Monday, December 4, 2017

Economic Growth


What kind of economic growth do we have? What kind do we want? Ask these two questions of economists and you will get very interesting answers. Ask this of senators and congressmen in DC and you will get a totally different viewpoint. Several of them in fact.

Here’s why. Economic growth, and the stimulation of growth in general, is done via tax policy and Federal Reserve interest rate manipulations. These are the two basic levers of the domestic economic growth machinery. They need to be manipulated if the economy isn't doing this for itself. However these actions must be made with care and serious calculations. 
Tax people more and you remove money from circulation. This moves stunts or dampens economic activity. This move generally is used to slow down a runaway economy and slow down or kill inflation. Cut taxes to do the opposite – that is, put more money in people’s pockets and they spend it thus increasing economic activity. Tax policy is complicated and affects many different consumer and investor behaviors. One size does not fit all circumstances.

Tax policy shifts are not the right lever to use if the economic circumstances don’t fit the need.

For example, current economic conditions do not show inflation. We have had an unusual period of stagnating prices, and lowering of prices in key markets. Thus, the issue of inflation was nearly considered a deflationary period. Thinking back on my 74-year life I don’t recall a general deflationary period in our economic history.

We have plenty of loose cash in our economy at this moment. Perhaps as much as 5 trillion dollars. This is cash corporations are sitting on wondering what to do with it. Lately, they have exercised stock buy backs and expensive mergers. The former forces current stock owners in a company to decide where they will next invest their new-found funds. They most likely will not spend it but plow it back into the investment market. No new jobs or corporate expansions will take place from their decisions.

If a merger is the result, the purchased company will likely be reorganized within 18 months and jobs will be trimmed. Negative investment will result and unemployment follows. The previous owners of the merged company will have a boat load of cash to disperse but most likely they will invest it in the market rather than starting a new company. Net result is no growth to the economy, and most likely some dampening of the economy.
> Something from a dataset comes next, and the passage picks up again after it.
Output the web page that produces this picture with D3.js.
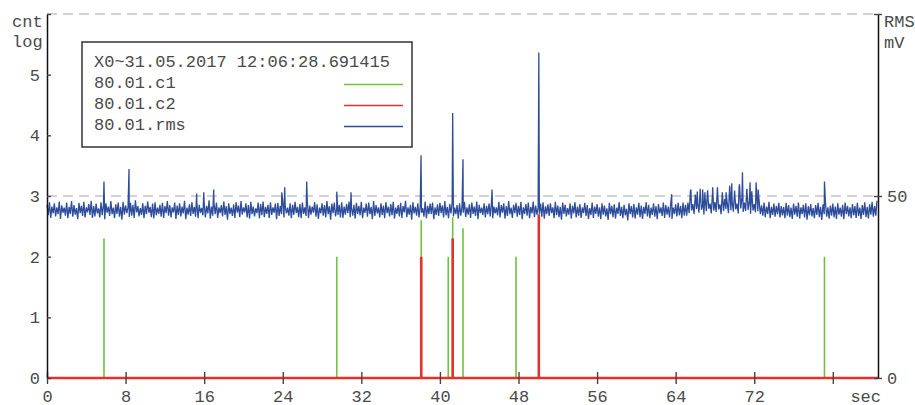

Two or three trillion dollars belonging to American firms reside now in foreign lands. These funds remain in foreign territory because repatriating them to the US will cause large tax levies. Such funds remain overseas to be used in expansion of operations there owned by the US firms. Lowering the taxes on such funds might repatriate them to the US banking industry, but such funds will only add to the surplus of unused cash.

Surplus cash lying idle causes interest rates to decline or remain low. Such is the case currently and has been so for several years. Low demand for funds means low interest rates. Witness mortgage and auto loan rates. Also, witness low savings interest rates at banks (.2%) Not long ago saving accounts earned 3% to 6%. Certificates of Deposit often were 5% to 9%. Not so today.
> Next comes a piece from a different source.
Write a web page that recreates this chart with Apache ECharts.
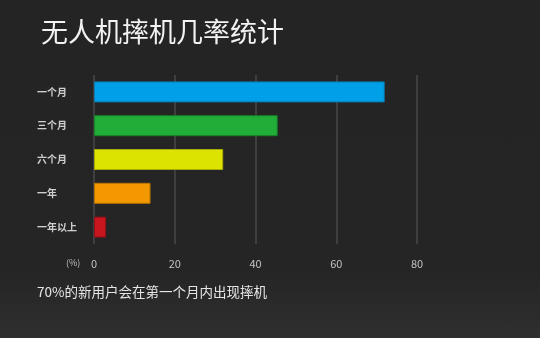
<!DOCTYPE html>
<html>
<head>
<meta charset="utf-8">
<script src="https://cdn.jsdelivr.net/npm/echarts@6/dist/echarts.min.js"></script>
<style>
  html, body { margin: 0; padding: 0; }
  body {
    width: 540px; height: 338px; overflow: hidden;
    background: linear-gradient(180deg, #242424 0%, #252525 80%, #2f2f2f 100%);
  }
  #chart { width: 540px; height: 338px; }
</style>
</head>
<body>
<div id="chart"></div>
<script>
// Drone crash rate by time since purchase
const categories = ['一个月', '三个月', '六个月', '一年', '一年以上'];
const values = [72, 45.5, 32, 14, 3];
const barColors = ['#00a0e9', '#22ac38', '#dde300', '#f39800', '#c8161e'];
const borderColors = ['#0a78ad', '#178029', '#a8ab00', '#b87400', '#8e1016'];
const xTicks = [0, 20, 40, 60, 80];

const FONT = '"Noto Sans CJK SC", "Noto Sans", sans-serif';

const chart = echarts.init(document.getElementById('chart'), null, { renderer: 'canvas' });

chart.setOption({
  backgroundColor: 'transparent',
  animation: false,
  title: {
    text: '无人机摔机几率统计',
    left: 36,
    top: 13,
    textStyle: { color: '#f2f2f2', fontSize: 27, fontWeight: 'normal', fontFamily: FONT }
  },
  grid: { left: 94, right: 123, top: 75, bottom: 94 },
  xAxis: {
    type: 'value',
    min: xTicks[0],
    max: xTicks[xTicks.length - 1],
    interval: 20,
    axisLine: { show: false },
    axisTick: { show: false },
    axisLabel: { color: '#c2c2c2', fontSize: 11, margin: 14, fontFamily: FONT },
    splitLine: { show: true, lineStyle: { color: '#3f3f3f', width: 2 } }
  },
  yAxis: {
    type: 'category',
    inverse: true,
    data: categories,
    axisLine: { show: false },
    axisTick: { show: false },
    axisLabel: {
      color: '#cfcfcf', fontSize: 10, fontWeight: 'bold', align: 'left',
      margin: 57, fontFamily: FONT
    }
  },
  series: [{
    type: 'bar',
    barWidth: 21,
    data: values.map((v, i) => ({
      value: v,
      itemStyle: { color: barColors[i], borderColor: borderColors[i], borderWidth: 1 }
    }))
  }],
  graphic: [
    {
      type: 'text',
      left: 66,
      top: 258,
      style: { text: '(%)', fill: '#bdbdbd', fontSize: 9, fontFamily: FONT }
    },
    {
      type: 'text',
      left: 37,
      top: 285,
      style: { text: '70%的新用户会在第一个月内出现摔机', fill: '#e6e6e6', fontSize: 13.5, fontFamily: FONT }
    }
  ]
});
</script>
</body>
</html>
Federal Reserve policies can be manipulated to affect higher or lower interest rates, but when they are currently so low, there is not much they can do to stimulate the economy.

The reality is no stimulation is needed at this time. Any stimulation will likely cause inflation, a condition where too many dollars are chasing too few goods; prices will rise. Period. That’s how it works.

Our economy is growing already. It does not need stimulation. The fact that various areas of economic activity are stagnating indicates something is wrong. Knowing what is wrong is of critical importance. Fixing the wrong thing will only make things worse.

Our economy has been wracked by heavy changes in technology, career shifts, and global competition. We need to digest the effects of technology and changing career patterns. Redirecting new vocations and absorbing these available workers into the economy will take a few years and a lot of training and education. That’s the investment we need to be making at this time. Not lowering taxes and making wealthy people wealthier.

Besides, lowering taxes is more likely to create inflation and debilitate both the wealthy and poor.

The American economy faces many opportunities and challenges. Responding to them with new investment is what’s needed to re-balance the economic engine.

Politicians do not understand this. They just want their constituents to see them as tax cutters. Little do they know how damaging such actions are at a time like the present.